Thresholdless Classification of chaotic dynamics and combustion instability via probabilistic finite state automata

The objective of the work reported in this paper is to make decisions on the current state of a dynamical system for pattern classification and anomaly/fault detection, which is often achieved by time series analyses of pertinent measured signals. In this context, one of the most commonly used methods is hidden Markov model (HMM), while yet another popular method is neural networks (NN) in their various configurations; however, both of these methods may require large training data and computational time. An alternative feasible method is probabilistic finite state automata (PFSA), which is much faster for training and also for testing. In its current state-of-the-art, the standard PFSA, called s-PFSA, has certain shortcomings that this paper attempts to remedy. Therefore, s-PFSA is modified into the proposed projection-based PFSA, abbreviated as p-PFSA, to yield better classification accuracy and robustness.

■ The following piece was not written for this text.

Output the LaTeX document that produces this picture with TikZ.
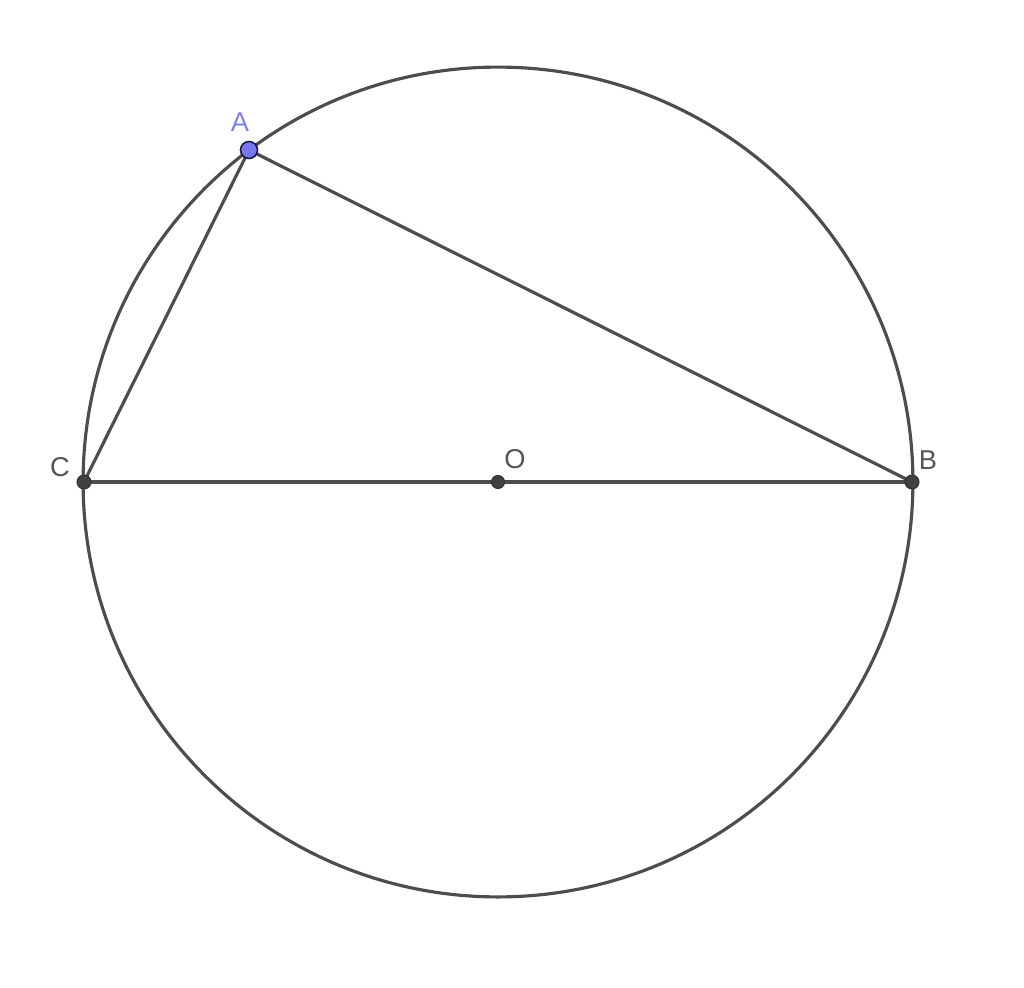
\documentclass[tikz,border=0pt]{standalone}
\usepackage{fontspec}
\setmainfont{Liberation Sans}
\definecolor{linegray}{HTML}{4D4D4D}
\definecolor{labgray}{HTML}{555555}
\definecolor{ablue}{HTML}{7777EE}
\definecolor{alab}{HTML}{8080E6}
\definecolor{anavy}{HTML}{1A1A4D}
\begin{document}
\begin{tikzpicture}[x=0.02cm,y=-0.02cm,
  seg/.style={draw=linegray,line width=1.8pt},
  dotpt/.style={circle,fill=linegray!85!black,draw=black!80,line width=0.6pt,inner sep=0pt,minimum size=0.28cm},
  apt/.style={circle,fill=ablue,draw=anavy,line width=0.9pt,inner sep=0pt,minimum size=0.34cm},
  lab/.style={text=labgray,font=\fontsize{15.5}{18}\selectfont,inner sep=0pt}]
\useasboundingbox (0,0) rectangle (1024,987);
\coordinate (Oc) at (498,482);
\draw[seg] (Oc) circle[radius=8.3cm];
\coordinate (Ac) at (249,150);
\coordinate (Bc) at (912,482);
\coordinate (Cc) at (84,482);
\draw[seg] (Cc) -- (Bc);
\draw[seg] (Cc) -- (Ac) -- (Bc);
\node[dotpt] (C) at (Cc) {};
\node[dotpt] (B) at (Bc) {};
\node[dotpt,minimum size=0.26cm] (O) at (Oc) {};
\node[apt] (A) at (Ac) {};
\node[lab,text=alab] (lA) at (240,122) {A};
\node[lab] (lC) at (60,467) {C};
\node[lab] (lO) at (515,459) {O};
\node[lab] (lB) at (928,460) {B};
\end{tikzpicture}
\end{document}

Efficacy of p-PFSA is first demonstrated on four different models of chaotic dynamical systems by comparison with s-PFSA, HMM and NN, which are used to serve as baseline methods for validation of classification performance; the NN models consist of two vanilla NNs and another NN with long short term memory (LSTM). Then, these results of comparison are extended to assess the relative performance of p-PFSA for a real-life application in terms of accuracy, robustness, and computational complexity on a laboratory-scale apparatus that emulates the essential characteristics of industrial-scale combustion systems.